The analysis, from the Nathalie P. Voorhees Center for Neighborhood and Community Improvement at the University of Illinois at Chicago, focused on eight major regions around the state: Carbondale, Champaign, Chicago, Peoria, Quad Cities, Rockford, Springfield and St. Louis.

It found that even when accounting for potential job losses from the wage hike — and the possibility that low-wage earners could lose eligibility for other government assistance programs such as Medicaid — there is likely to be a net gain for low-wage households.

Households that rent are likely to benefit the most from an increase in minimum wage, according to the study.

“I was very surprised to see how great the gains were even from just an increase to a $10 per hour minimum wage in some of these regions,” said Lauren Nolan, a co-author of the study and economic development planner at the Voorhees Center. “I think we didn’t know how housing cost burdened those folks would be. And these are folks that are, again, working full-time, sometimes even with more than one wage earner in the household.”

The analysis focused on households where at least one person earns minimum wage and where more than 30 percent of the household income is spent on housing, the federal description of “housing cost burdened.”

Nolan said while it may seem obvious that raising take home pay would ease the cost burden of rent or mortgages, policymakers generally have not focused on raising the minimum wage as a tool to promote housing affordability. Instead, the discussion often revolves around increasing the stock of affordable housing or better distributing government subsidies for housing, such as vouchers.

“It’s a both-and solution,” Nolan said. “Increasing the minimum wage will make a significant dent in this problem and go a long way for working households. But (it)… should absolutely be coupled with other affordable housing programs.”

Looking at 2014 data of households with minimum wage earners, the study estimates that one quarter of Illinois households that own, and nearly half of households that rent, are housing cost burdened. In Chicago, those numbers rise to 34 percent and 61 percent, respectively.

The analysis explores the potential impact of raising the minimum wage in Illinois to $10 per hour, $13 per hour and $15 per hour. Tor Chicago, which already has a $10 per-hour minimum wage, it examines the impact of raising that wage to $13 per hour and $15 per hour.

It found more than 170,000 Illinois households in the study would no longer be “housing cost-burdened” if the wage were increased to $15 per hour. Chicago accounts for nearly 107,000 of those.

The study also examined the larger economic impact of raising the minimum wage, including the net effect of immediate job losses in service sector industries and the secondary ripple of job gains as minimum wage workers experience stronger purchasing power.
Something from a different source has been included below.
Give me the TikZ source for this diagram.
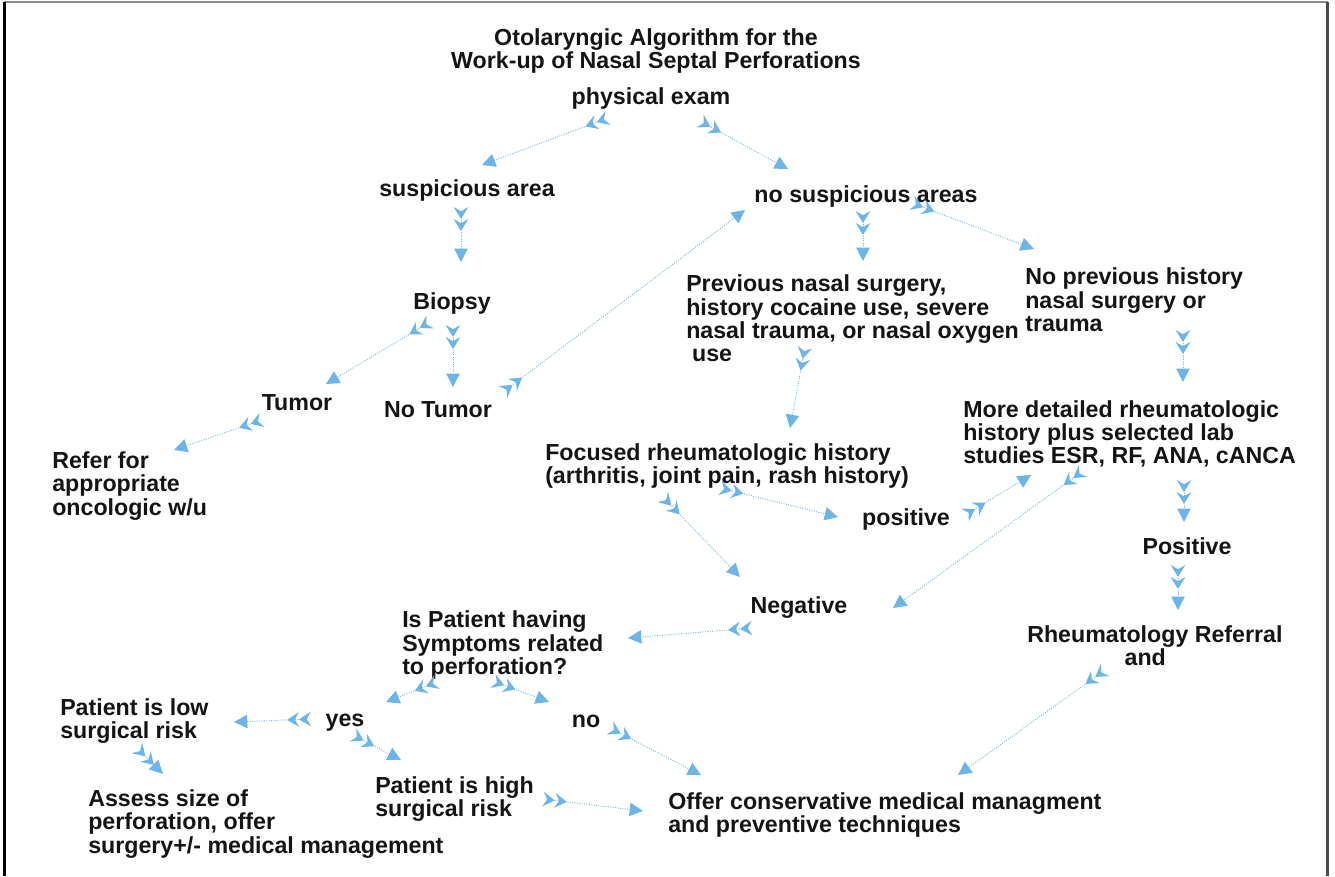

“We ran the numbers for the state of Illinois as a whole, and for the Chicago region, and at different minimum wage levels the net job loss was actually less than one percent,” Nolan said.

She said she would also expect a pay bump might result in some minimum wage earners no longer qualifying for public benefits, such as Medicaid and food stamps. She said more analysis is needed here, but believes workers would still net out better off than they had been with the lower wages.

The study recommends Illinois enact a $10 per-hour minimum wage in the upcoming year, and that the six-county Chicago region enact a $15 per-hour minimum wage.

Illinois currently has a minimum wage of $8.25 per hour. Chicago is on track to increase its minimum wage to $13 per hour by 2019. Cook County recently passed an ordinance that would increase the suburban minimum wage to $13 per hour by 2020.